Massively important essay introducing platform capitalism.
Why Workers Are Leaving Jobs for Companies They Used to Work for, According to a LinkedIn Executive | Wanda Thibodeaux interviewed Brendan Brown, LinkedIn’s VP of Talent Acquisition, about ‘boomeranging’ — returning to a previous company after leaving:
Businesses are seeing past hires as a strong talent pool to recruit from and re-engage. After all, these people already have a strong foundational knowledge of the companies, and the new experiences, skills and connections they bring back can have enormous value.

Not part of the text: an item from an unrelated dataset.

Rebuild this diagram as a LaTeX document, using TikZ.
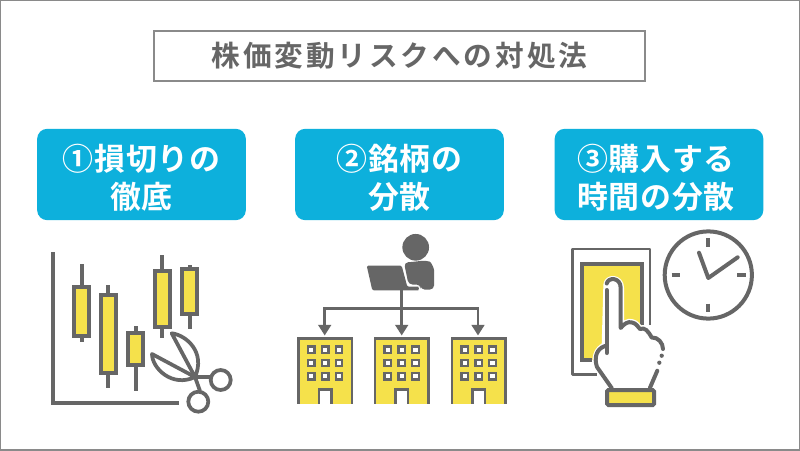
\documentclass[tikz,border=0pt]{standalone}
\usepackage{fontspec}
\usetikzlibrary{arrows.meta}
\newfontfamily\jpb[BoldFont=Noto Sans CJK JP Bold]{Noto Sans CJK JP}
\newcommand{\spt}[2]{\begingroup\def\myk{\kern#1\relax}\sptloop#2\relax\endgroup}
\def\sptloop#1#2{#1\ifx\relax#2\else\myk\expandafter\sptloop\expandafter#2\fi}
\newcommand{\topgap}{\rule{0pt}{25pt}}
\definecolor{ink}{HTML}{666666}
\definecolor{frameg}{HTML}{8A8A8A}
\definecolor{sky}{HTML}{0DB0DC}
\definecolor{sun}{HTML}{F5E14B}
\tikzset{
 titlebox/.style={draw=frameg,line width=1.1pt,fill=white,minimum width=368pt,minimum height=37.5pt,inner sep=0pt,text=ink,font=\jpb\bfseries\fontsize{21.5}{24}\selectfont},
 bluebox/.style={fill=sky,rounded corners=7.5pt,minimum width=156.5pt,minimum height=68.5pt,inner sep=0pt,text=white,align=center,font=\jpb\bfseries\fontsize{23.2}{28.5}\selectfont},
 ln/.style={draw=ink,line width=3pt},
 thin/.style={draw=ink,line width=2.2pt},
 candle/.style={draw=ink,line width=3pt,fill=sun},
 flow/.style={draw=ink,line width=2.2pt},
 flowarr/.style={flow,-{Triangle[length=8pt,width=9.5pt]}},
 win/.style={draw=ink,line width=1.7pt,fill=white},
}
\begin{document}
\begin{tikzpicture}[x=0.75pt,y=-0.75pt]
\useasboundingbox (0,0) rectangle (800,450);
\fill[white] (0,0) rectangle (800,450);
\draw[frameg,line width=1.5pt] (0,0) rectangle (800,450);
\node[titlebox] (title) at (399.5,56) {\spt{2.15pt}{株価変動リスクへの対処法}};
\node[bluebox] (b1) at (141.5,174.5) {\topgap\spt{0.5pt}{①損切りの}\\\spt{0.5pt}{徹底}};
\node[bluebox] (b2) at (399.5,174.5) {\topgap\spt{0.5pt}{②銘柄の}\\\spt{0.5pt}{分散}};
\node[bluebox] (b3) at (659,174.5) {\topgap\spt{0.5pt}{③購入する}\kern4.5pt\\\spt{0.5pt}{時間の分散}\kern4.5pt};
% chart
\draw[ln,line join=miter] (53,252) -- (53,403) -- (179,403);
\foreach \x/\wa/\wb/\ya/\yb in {81.7/264/342/287/336,108.3/285/388/295/372.7,135.7/326/391/333/365,162.3/255/338/271/326.7,189.7/265/329/269/314.3}{
 \draw[ln] (\x,\wa) -- (\x,\wb);
 \draw[candle] (\x-7.4,\ya) rectangle (\x+7.4,\yb);
}
% scissors
\draw[thin,line width=2.8pt,line join=round,fill=white] (171.7,333.3) .. controls (186,335) and (206,352) .. (195,377) -- cycle;
\draw[thin,line width=2.8pt,line join=round,fill=white] (152,354) .. controls (152,368) and (172,388) .. (195,377) -- cycle;
\draw[thin,line width=2.8pt] (195,377) -- (200,391);
\draw[thin,line width=2.8pt] (195,377) -- (210,377);
\draw[thin,line width=2.8pt,fill=white] (220.7,380) circle (7.5pt);
\draw[thin,line width=2.8pt,fill=white] (198.3,401.7) circle (7.5pt);
% person
\fill[ink] (415.7,247.3) circle (10pt);
\fill[ink,rounded corners=3pt] (404,262.5) .. controls (412,262) and (420,261) .. (426,260.5) .. controls (431,262) and (434,268) .. (434,274) -- (434,289.5) -- (420.5,289.5) -- (420.5,284.5) -- (408.5,284.5) -- cycle;
\fill[ink,rounded corners=1pt] (366.7,265.7) -- (401.7,265.7) -- (407.3,286.7) -- (417,286.7) .. controls (419,286.7) and (419,290.3) .. (417,290.3) -- (372.3,290.3) -- cycle;
% flow
\coordinate (hub) at (401.7,290);
\coordinate (mid) at (401.7,308.3);
\coordinate (t1) at (324.7,335.5);
\coordinate (t2) at (401.7,335.5);
\coordinate (t3) at (478,335.5);
\draw[flowarr] (hub) -- (t2);
\draw[flowarr] (mid) -| (t1);
\draw[flowarr] (mid) -| (t3);
% buildings
\foreach \bx in {298.5,375,452}{
 \fill[sun] (\bx,338.5) rectangle (\bx+53.5,403.5);
 \draw[thin,line join=miter] (\bx,403.5) -- (\bx,338.5) -- (\bx+53.5,338.5) -- (\bx+53.5,403.5);
 \foreach \wy in {349.7,363,376.3}{
  \foreach \wx in {12.7,26.7,40.5}{
   \draw[win] (\bx+\wx-3.2,\wy-3.2) rectangle (\bx+\wx+3.2,\wy+3.2);
  }
 }
 \fill[white] (\bx+20.5,389.5) rectangle (\bx+33,403.5);
 \draw[thin,line join=miter] (\bx+20.5,403.5) -- (\bx+20.5,389.5) -- (\bx+33,389.5) -- (\bx+33,403.5);
}
% tablet
\draw[thin,line join=round] (650,325) -- (650,249) -- (572.3,249) -- (572.3,374.3) -- (597,374.3);
\fill[sun] (581.7,264) rectangle (641.7,360);
\draw[ln,line join=miter] (641.7,325) -- (641.7,264) -- (581.7,264) -- (581.7,360) -- (592,360);
% clock
\draw[ln,fill=white] (708.3,275) circle (32.7pt);
\draw[ln] (708.3,238.3) -- (708.3,246.7);
\draw[ln] (708.3,303.5) -- (708.3,312);
\draw[ln] (671.5,275) -- (680,275);
\draw[ln] (737,275) -- (745.5,275);
\draw[ln,line cap=round,line join=round] (699,252.7) -- (708.3,278) -- (737.7,257.3);
% hand
\path[fill=white,draw=white,line width=5pt,line join=round] (606.7,285) .. controls (606.7,277) and (620.7,277) .. (620.7,288) -- (620.7,328) .. controls (624,324) and (628,321) .. (632,322.5) .. controls (636,323) and (638,327) .. (640,329) .. controls (645,327) and (648,331) .. (651.7,337.5) .. controls (658,337) and (663,343) .. (663.3,350) -- (657.3,372) -- (650,389) -- (611.7,389) -- (597,367) .. controls (594,358) and (597,349) .. (605,345.7) -- cycle;
\begin{scope}[line width=3pt,draw=ink,line cap=round,line join=round]
\draw[ink] (606.7,290) -- (606.7,353);
\draw[ink] (606.7,283.5) .. controls (608,277) and (620.7,277) .. (620.7,288) -- (620.7,328) .. controls (624,324) and (628,321) .. (632,322.5) .. controls (636,323) and (638,327) .. (640,329) .. controls (645,327) and (648,331) .. (651.7,337.5) .. controls (658,337) and (663,343) .. (663,349);
\draw[ink] (657.3,370.7) -- (650,387.7);
\draw[ink] (605,346) .. controls (596,349) and (594,358) .. (597,367) -- (611.7,388);
\end{scope}
\fill[ink] (661.7,355.7) circle (1.6pt);
\fill[ink] (659.3,362.7) circle (1.6pt);
\draw[ln,fill=sun,rounded corners=1pt] (607,390) rectangle (654,405);
\end{tikzpicture}
\end{document}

Poll: 66% of workers say offices will disappear by 2030 | Valerie Bolden-Barrett reports on a Zapier survey on remote work:
Seventy-four percent of U.S. workers said they’re ready to quit their jobs for one that lets them work from anywhere, and 66% believe the physical office will be obsolete by 2030, a new Zapier survey showed. The study of 880 knowledge workers, conducted online by The Harris Poll, also found that 95% of respondents want to work remotely.
In other survey results, 31% of respondents want to work remotely, but their employers don’t offer the option, and 26% have quit a job for one that lets them work from any location. The top five reasons respondents gave for wanting a remote-work option were to: save money; work anywhere; have time with family; be more productive at home; and maintain mental health.

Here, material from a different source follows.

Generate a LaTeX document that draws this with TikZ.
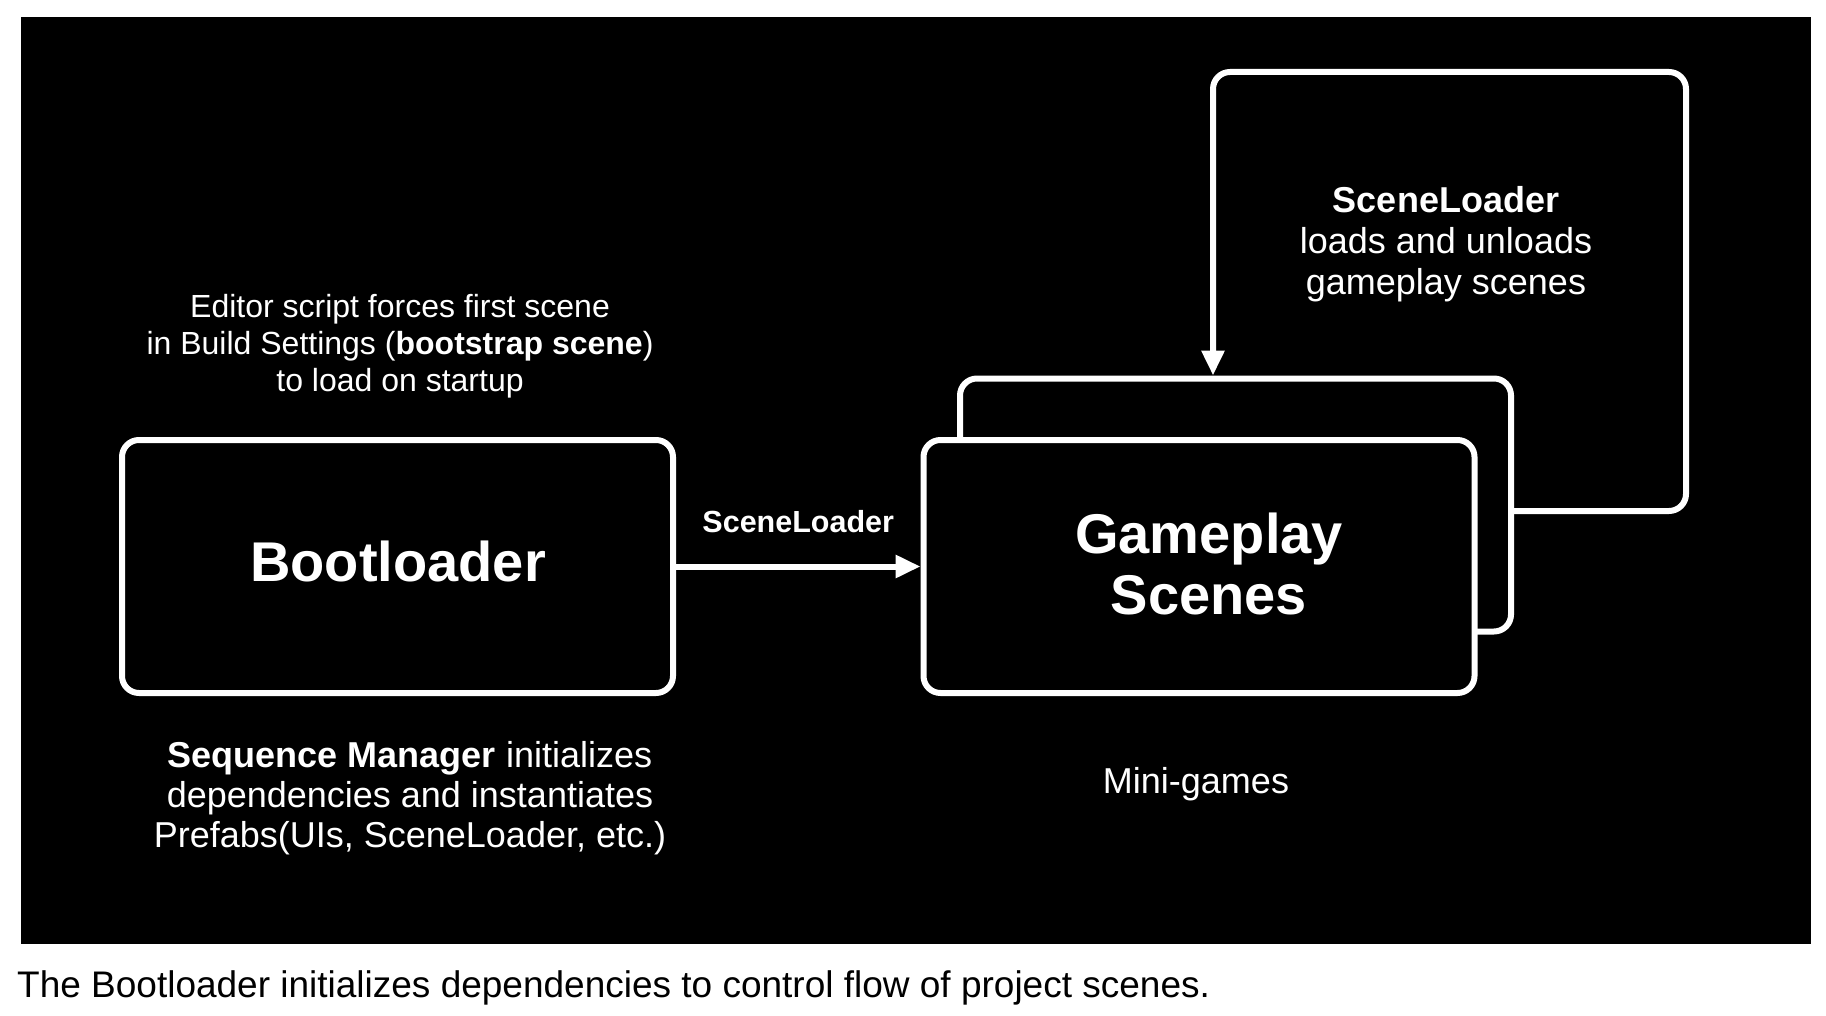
\documentclass[tikz,border=0pt]{standalone}
\usepackage{fontspec}
\setmainfont{Liberation Sans}
\usetikzlibrary{arrows.meta}
\begin{document}
\begin{tikzpicture}[x=1pt,y=-1pt,
    box/.style={draw=white,line width=6pt,rounded corners=17pt,fill=black,minimum width=551pt,minimum height=253pt,inner sep=0pt,text=white},
    arrow/.style={draw=white,line width=6pt,-{Triangle[length=25pt,width=22pt]}},
    note/.style={text=white,align=center,inner sep=0pt}]
    \useasboundingbox (0,0) rectangle (1826,1016);
    \fill[black] (21,17.5) rectangle (1811,944);
    \node[box] (boot) at (397.5,566.5) {};
    \node[note,font=\bfseries\fontsize{56}{61}\selectfont] (bootTxt) at (398,561.5) {Bootloader};
    \node[box] (back) at (1235.5,505) {};
    \node[box] (front) at (1199,566.5) {};
    \node[note,font=\bfseries\fontsize{56}{61}\selectfont] (frontTxt) at (1209,564) {Gameplay\\Scenes};
    \draw[arrow] (boot) -- (front) node[midway,above=27pt,text=white,font=\bfseries\fontsize{30.5}{34}\selectfont] (sceneLbl) {SceneLoader};
    \coordinate (loopR) at (1686,72);
    \coordinate (loopL) at (1213,72);
    \draw[arrow,rounded corners=17pt] ([yshift=-6pt]back.east) -| (loopR) -- (loopL) -- (loopL |- back.north);
    \node[note,font=\fontsize{36}{41}\selectfont] (loopTxt) at (1446,244.5) {\textbf{SceneLoader}\\loads and unloads\\gameplay scenes};
    \node[note,font=\fontsize{32}{37}\selectfont] (editorTxt) at (400,346.5) {Editor script forces first scene\\in Build Settings (\textbf{bootstrap scene})\\to load on startup};
    \node[note,font=\fontsize{36}{40}\selectfont] (seqTxt) at (410,798.5) {\textbf{Sequence Manager} initializes\\dependencies and instantiates\\Prefabs(UIs, SceneLoader, etc.)};
    \node[note,font=\fontsize{36}{40}\selectfont] (miniTxt) at (1196,784.5) {Mini-games};
    \node[anchor=base west,inner sep=0pt,font=\fontsize{37}{40}\selectfont] (caption) at (17,997) {The Bootloader initializes dependencies to control flow of project scenes.};
\end{tikzpicture}
\end{document}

Women value remote work benefits more than men, but it’s less likely women will have access to the perks, the study found.
Do Lawsuits Improve Gender and Racial Equality at Work? | Elizabeth Hirsch lays out the findings on research into the impact of lawsuits on diversity, and the skinny is that they do so long as there is media coverage involved:
Overall, we found that lawsuits did have equity-enhancing effects: Regardless of whether it involved sex, race, color, or national origin, a discrimination lawsuit produced measurable gains in managerial representation for all three of the groups we studied. In the three years following a lawsuit’s resolution, the percentage of white women in management increased, on average, from 18.7% to 21.8%; black women from 2.1% to 2.3%; and black men from 3.0% to 3.4%. Though these changes are small in absolute terms, they indicate gains of 10% for black women and 13% for black men — which are significant given the low representation of these groups in management. All of these changes were statistically significant, meaning they were not due to chance and could be attributed only to the lawsuit, not to other things going on in the company or economy.
But the conditions of the legal resolutions mattered considerably. We found that the impact of lawsuits varied depending on whether shareholders and the national media took notice and by whether the resolutions brought monetary payouts or additional pressures for change, including policy change mandates.